Pay attention to capitalization, since you, or some of your collaborators, might be using an operating system with a case-insensitive file system (e.g., Microsoft Windows or OS X) which can lead to problems with (case-sensitive) revision control systems. Prefer file names that are all lower case, and never have names that differ only in their capitalization.

source

Language-specific

R

General

Follow the tidyverse style guide

See this internal guide for (among other sings) some tips on using purrr and on using dplyr joins.

Helpful resources

Common functions shared in gnlab

The script prelim.R maintained in gnlab's template repo template_repo (link here) provides a number of useful functions shared in our lab:

  • fte_theme
  • coef_label
  • test_equal_stat
  • winsor
  • save_animation

Stable paths in R

  • Code should be easily movable between computers as well as Rmd and R scripts.
  • Use one directory/folder to store all gnlab repos. Peter usually calls this folder repo.
  • JS: I think the bullet below is out-of-date and faulty. An easier, equally stable solution is to create the repo folder in your Home directory if you're on Mac and in your Documents directory if you're on PC. Then, for example, if you're working in the rdfo repo and use the file path "~/repo/rdfo/", it will reference the correct folder on everyone's machine.
  • Use rprojroot to determine where the base directory of your repo is.
    • Your R working directory needs to be "inside" the repo to find the proper root file. In a script that means you will have a code block such as:
      if (Sys.getenv()["USER"](/ganong-noel/lab_manual/wiki/"USER") == "peterganong") {
        setwd("~/repo/strategic/")
      } else {
        setwd("~/gnlab/strategic/")
      }
      
    • relative paths can be built off the repo using a helper function such as:
      make_path <- rprojroot::is_git_root$make_fix_file()
      out_path <- make_path("analysis/build/structural_model_fortran/")
      
    • Throughout your code use the variables storing the path to refer to files
  • Use a config.yml file to manage paths outside of the repo. (more details.)

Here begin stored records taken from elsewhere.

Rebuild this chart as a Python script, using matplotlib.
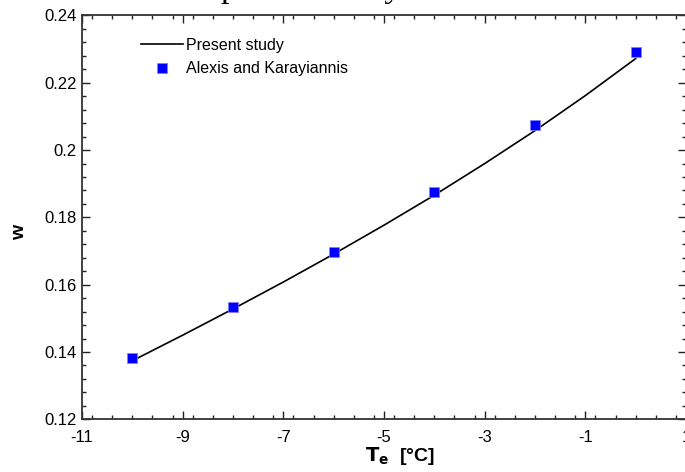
import numpy as np
import matplotlib.pyplot as plt
from matplotlib.ticker import MultipleLocator, FormatStrFormatter

plt.rcParams['font.family'] = ['Liberation Sans', 'DejaVu Sans']

# Present study (model curve)
te_model = [-10, -9, -8, -7, -6, -5, -4, -3, -2, -1, 0]
w_model = [0.1374, 0.1450, 0.1528, 0.1608, 0.1691, 0.1777, 0.1866, 0.1960, 0.2058, 0.2162, 0.2272]

# Alexis and Karayiannis (data points)
te_exp = [-10, -8, -6, -4, -2, 0]
w_exp = [0.1381, 0.1535, 0.1696, 0.1875, 0.2074, 0.2292]

x_ticks = [-11, -9, -7, -5, -3, -1, 1]
y_ticks = [0.12, 0.14, 0.16, 0.18, 0.20, 0.22, 0.24]

fig = plt.figure(figsize=(6.85, 4.72), dpi=100)
ax = fig.add_axes([0.1197, 0.1116, 0.8818, 0.8556])

ax.plot(te_model, w_model, color='black', lw=1.2, label='Present study')
ax.plot(te_exp, w_exp, ls='none', marker='s', ms=6.5, mfc='#0000ff',
        mec='#8080ff', mew=0.5, label='Alexis and Karayiannis')

ax.set_xlim(-11, 1)
ax.set_ylim(0.12, 0.24)
ax.set_xticks(x_ticks)
ax.set_yticks(y_ticks)
ax.xaxis.set_minor_locator(MultipleLocator(0.4))
ax.yaxis.set_minor_locator(MultipleLocator(0.004))
ax.yaxis.set_major_formatter(FormatStrFormatter('%g'))
ax.xaxis.set_major_formatter(FormatStrFormatter('%g'))

ax.tick_params(which='both', direction='in', top=True, right=True,
               labelsize=12, width=1.0, color='#222222')
ax.tick_params(which='major', length=6)
ax.tick_params(axis='y', which='major', pad=4)
ax.tick_params(axis='x', which='major', pad=8)
ax.tick_params(which='minor', length=3)
for s in ax.spines.values():
    s.set_linewidth(1.3)
    s.set_color('#333333')

ax.set_xlabel(r'$\mathbf{T_e}$  [°C]', fontsize=14, fontweight='bold')
ax.set_ylabel('w', fontsize=14, fontweight='bold')
ax.xaxis.set_label_coords(0.527, -0.063)
ax.yaxis.set_label_coords(-0.090, 0.464)

ax.legend(loc='upper left', bbox_to_anchor=(0.098, 0.945), frameon=False,
          fontsize=11.5, handlelength=2.6, handletextpad=0.2,
          labelspacing=0.55, borderpad=0, borderaxespad=0)

# title clipped at the top of the picture, only descenders visible
fig.text(221 / 685, 1.0 + 3 / 472, 'present study', family='Liberation Serif',
         fontsize=24.5, ha='left', va='baseline')

fig.savefig('out.png', dpi=100)
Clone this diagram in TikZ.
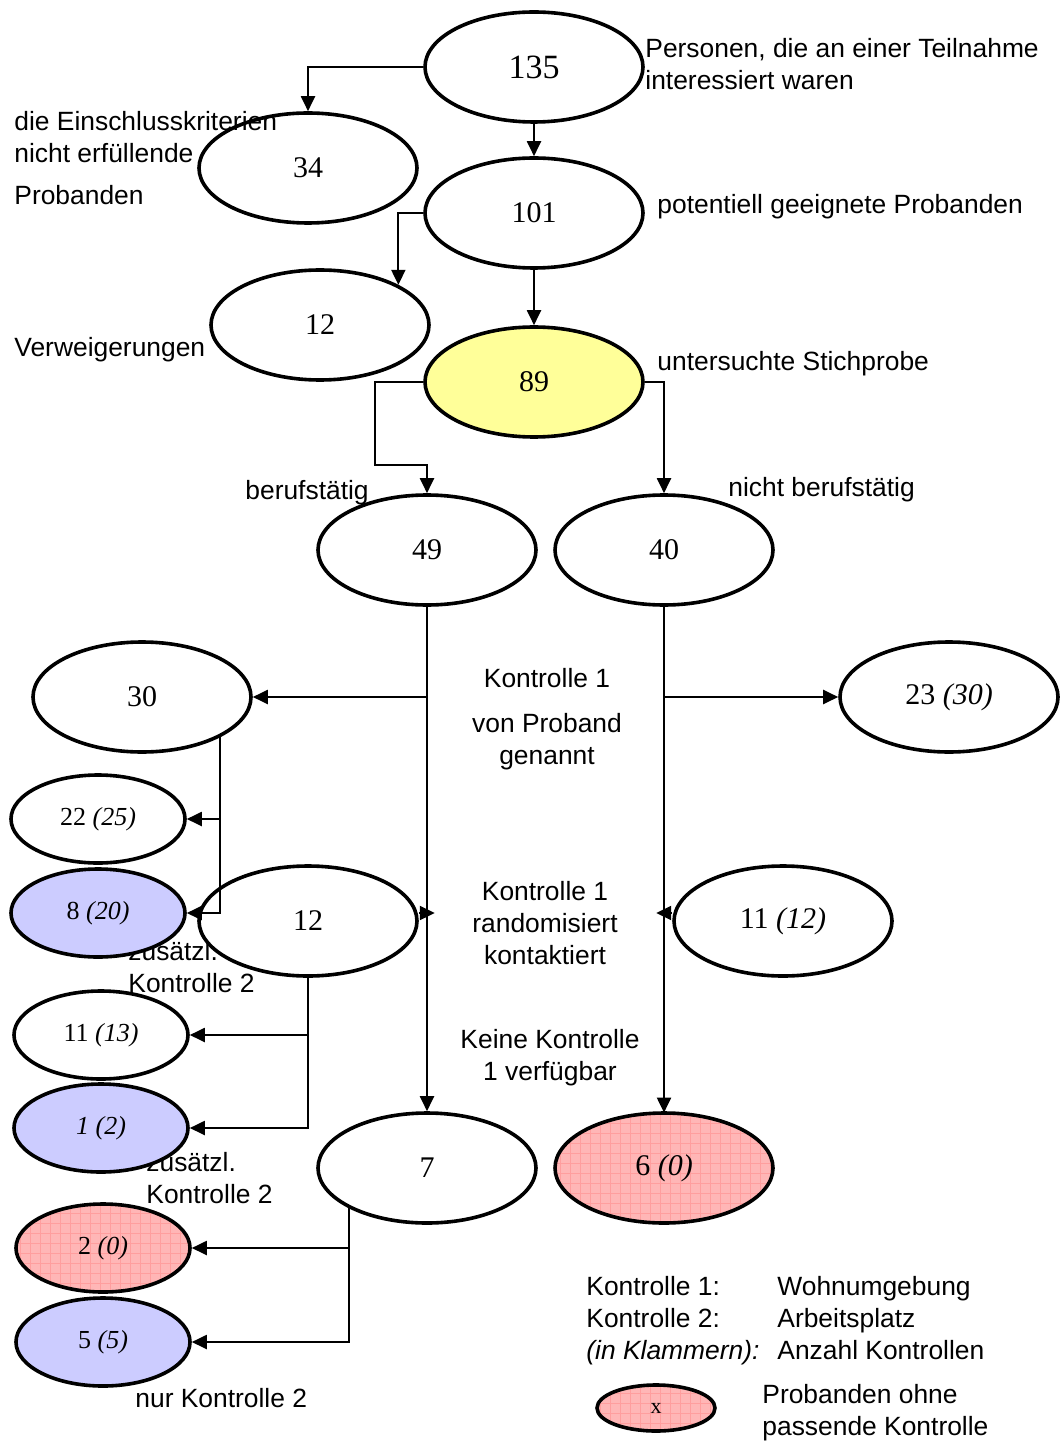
\documentclass[tikz,border=0pt]{standalone}
\usepackage{fontspec}
\setmainfont{Liberation Serif}
\setsansfont{Liberation Sans}
\usepackage{tikz}
\usetikzlibrary{arrows.meta,shapes.geometric,patterns.meta}
\definecolor{samplebg}{HTML}{FFFF99}
\definecolor{extrabg}{HTML}{CCCCFF}
\definecolor{nomatchbg}{HTML}{FFB6B6}
\definecolor{gridpink}{HTML}{FF9E9E}
\newcommand{\lblfont}{\sffamily\fontsize{13.2pt}{16pt}\selectfont}

\begin{document}
\begin{tikzpicture}[x=0.5pt,y=-0.5pt,
  oval/.style={ellipse,draw,fill=white,line width=1.8pt,minimum width=109pt,
               minimum height=55pt,inner sep=0pt,font=\fontsize{15pt}{18pt}\selectfont},
  small/.style={oval,minimum width=87pt,minimum height=44pt,font=\fontsize{13pt}{16pt}\selectfont},
  sample/.style={fill=samplebg},
  extra/.style={fill=extrabg},
  nomatch/.style={preaction={fill=nomatchbg},
                  pattern={Hatch[distance=5pt,angle=0,line width=0.35pt]},pattern color=gridpink},
  lbl/.style={font=\lblfont,inner sep=0pt,align=left},
  w/.style={-{Triangle[length=7.5pt,width=7pt]},line width=1pt}]

  \useasboundingbox (0,0) rectangle (1060,1443);

  % labels hidden behind the ovals
  \node[lbl,anchor=west] (lz1) at (128,967) {zusätzl.\\Kontrolle 2};
  \node[lbl,anchor=west] (lz2) at (146,1178) {zusätzl.\\Kontrolle 2};

  % recruitment
  \node[oval,font=\fontsize{17pt}{20pt}\selectfont] (n135) at (534,67) {135};
  \node[oval] (n34)  at (308,168) {34};
  \node[oval] (n101) at (534,213) {101};
  \node[oval] (n12a) at (320,325) {12};
  \node[oval,sample] (n89) at (534,382) {89};

  % split by employment
  \node[oval] (n49) at (427,550) {49};
  \node[oval] (n40) at (664,550) {40};

  % control 1 named by subject
  \node[oval]  (n30) at (142,697) {30};
  \node[oval]  (n23) at (949,697) {23 \textit{(30)}};
  \node[small] (n22) at (98,819) {22 \textit{(25)}};
  \node[small,extra] (n8) at (98,913) {8 \textit{(20)}};

  % control 1 randomised
  \node[oval]  (n12b) at (308,921) {12};
  \node[oval]  (n11r) at (783,921) {11 \textit{(12)}};
  \node[small] (n11l) at (101,1035) {11 \textit{(13)}};
  \node[small,extra] (n1) at (101,1128) {\textit{1 (2)}};

  % no control 1
  \node[oval] (n7) at (427,1168) {7};
  \node[oval,nomatch] (n6) at (664,1168) {6 \textit{(0)}};
  \node[small,nomatch] (n2) at (103,1248) {2 \textit{(0)}};
  \node[small,extra] (n5) at (103,1342) {5 \textit{(5)}};

  % connectors
  \draw[w] (n135.west) -| (n34.north);
  \draw[w] (n135) -- (n101);
  \draw[w] (n101.west) -| (n12a.north east);
  \draw[w] (n101) -- (n89);
  \draw[w] (n89.west) -| ++(-48,83) -| (n49.north);
  \draw[w] (n89.east) -| (n40.north);

  \draw[w] (n49.south) -- (n7.north);
  \draw[w] (n49.south |- n30) -- (n30.east);
  \draw[w] ([yshift=4pt]n12b.east) -- ++(16,0);
  \draw[w] (n40.south) -- (n6.north);
  \draw[w] (n40.south |- n23) -- (n23.west);
  \draw[w] ([yshift=4pt]n11r.west) -- ++(-16,0);

  \draw[w] (n30.south east) |- (n8.east);
  \draw[w] (n30.south east |- n22) -- (n22.east);
  \draw[w] (n12b.south) |- (n1.east);
  \draw[w] (n12b.south |- n11l) -- (n11l.east);
  \draw[w] (n7.south west) |- (n5.east);
  \draw[w] (n7.south west |- n2) -- (n2.east);

  % labels
  \node[lbl,anchor=west] (lpers) at (645,64) {Personen, die an einer Teilnahme\\interessiert waren};
  \node[lbl,anchor=west] (lein) at (14,158) {die Einschlusskriterien\\nicht erfüllende\\[5pt]Probanden};
  \node[lbl,anchor=base west] (lpot) at (657,214) {potentiell geeignete Probanden};
  \node[lbl,anchor=base west] (lverw) at (14,357) {Verweigerungen};
  \node[lbl,anchor=base west] (lstich) at (657,371) {untersuchte Stichprobe};
  \node[lbl,anchor=base west] (lberuf) at (245,499) {berufstätig};
  \node[lbl,anchor=base west] (lnberuf) at (728,496) {nicht berufstätig};
  \node[lbl,align=center] (lk1) at (547,678) {Kontrolle 1};
  \node[lbl,align=center] (lgen) at (547,742) {von Proband\\genannt};
  \node[lbl,align=center] (lrand) at (545,923) {Kontrolle 1\\randomisiert\\kontaktiert};
  \node[lbl,align=center] (lkeine) at (550,1058) {Keine Kontrolle\\1 verfügbar};
  \node[lbl,anchor=base west] (lnur) at (135,1407) {nur Kontrolle 2};

  % legend
  \node[lbl,anchor=base west] (lk1a) at (586,1295) {Kontrolle 1:};
  \node[lbl,anchor=base west] (lk2a) at (586,1327) {Kontrolle 2:};
  \node[lbl,anchor=base west] (lkla) at (586,1359) {\textit{(in Klammern):}};
  \node[lbl,anchor=base west] (lk1b) at (777,1295) {Wohnumgebung};
  \node[lbl,anchor=base west] (lk2b) at (777,1327) {Arbeitsplatz};
  \node[lbl,anchor=base west] (lklb) at (777,1359) {Anzahl Kontrollen};
  \node[oval,nomatch,minimum width=59pt,minimum height=23pt,font=\fontsize{11pt}{13pt}\selectfont] (nx) at (656,1408) {x};
  \node[lbl,anchor=west] (lohne) at (762,1413) {Probanden ohne\\passende Kontrolle};
\end{tikzpicture}
\end{document}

Positional indexing to copy over a base rate:

  • A clear way to do this is to use the which() function and use a condition to identify the observation you're looking for.
  • An example using a csv file that is in the uieip repo:
state_ui <- read_csv("analysis/input/ar539.csv") %>%
  transmute(state_abb = st,
            week = mdy(c2),
            state_ic = c3 + c4 + c5 + c6 + c7,
            state_cc = c8 + c9 + c10 + c11 + c12 + c13) 

state_ui %>%
  filter(year(week) >= 2020) %>%
  group_by(state_abb) %>%
  mutate(start_covid_ic = state_ic[which(week == ymd("2020-03-14"))],
         inc_ic_since_covid = state_ic - state_ic[which(week == ymd("2020-03-14"))])
  • start_covid_ic is an example of copying over the base rate to a new column
  • inc_ic_since_covid is an example of how you can directly incorporate the base rate in your calculation and not generate an extra column

Python

Follow the google style guide.

  • You might also find this Hitchhiker's guide helpful.
  • HARK is written for Python 2.7. However, they anticipate migrating to Python 3 in the future and so where possible please try to write your code to be Python 3 compatible.